Lance Corporal Arthur Bruce Stead, 9th Battalion, Duke of Wellington’s (West Riding Regiment)


Remembering the Fallen: on this day in 1916, Lance Corporal Arthur Bruce Stead, 9th Battalion, Duke of Wellington’s (West Riding Regiment), was listed as missing in action at Longueval on the Western Front. Despite being wounded, he had chosen to lead a stretcher party from the front lines to the dressing station, and that was the last time he was known to have been seen.

His parents’ only son, Lance Corporal Stead had been employed as a traveller with a wholesale milliners in Bradford before joining the Army just after the outbreak of the Great War. Of the young men from his small close-knit village who enlisted, thirteen did not return and they are memorialized on the village war memorial erected after the second world war.
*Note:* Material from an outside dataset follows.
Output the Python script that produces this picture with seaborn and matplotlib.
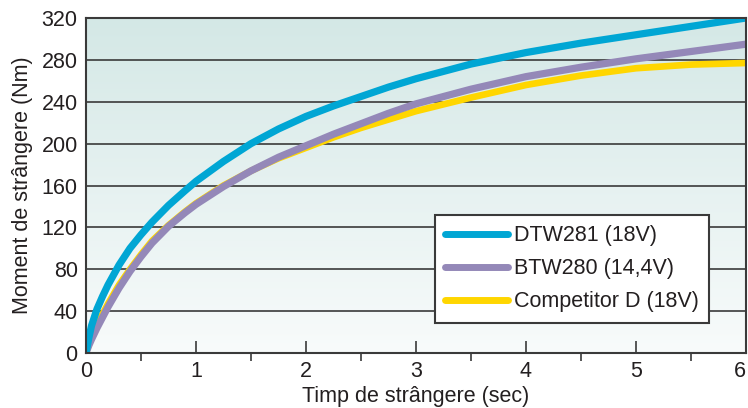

After he had been reported missing, Lance Corporal Stead’s parents received a letter from one of his friends saying that two members of the stretcher party which their son had been leading had been injured, but there was no news of him nor the others, so he told them to hold out hope as the communications were poor due to the German shelling of the lines. He went on to say: “He was a very good soldier, quiet, but very determined and devoted to duty.” Mr. and Mrs. Stead did indeed hold out hope as they received a letter from the Record Office in York stating that their son had been severely wounded but that no further information had come to hand, there being some uncertainty as to what had happened.

In 1928 the body of a British soldier, assumed unknown, was found near Longueval; however, a piece of waterproof sheeting was discovered as the body was removed for re-burial and it contained Lance Corporal Stead’s details. So twelve years after he went missing, his parents received a letter of sympathy from his former commanding officer to state that he was now known to have been killed in action and that at the time he had been hastily buried in one of the many scattered graves. He was re-buried with reverence in the Serre Road Cemetery at Beaumont-Hamel, a commune in the Somme department in Hauts-de-France in northern France.

Arthur, from Eldwick, Yorkshire, was 26 years old.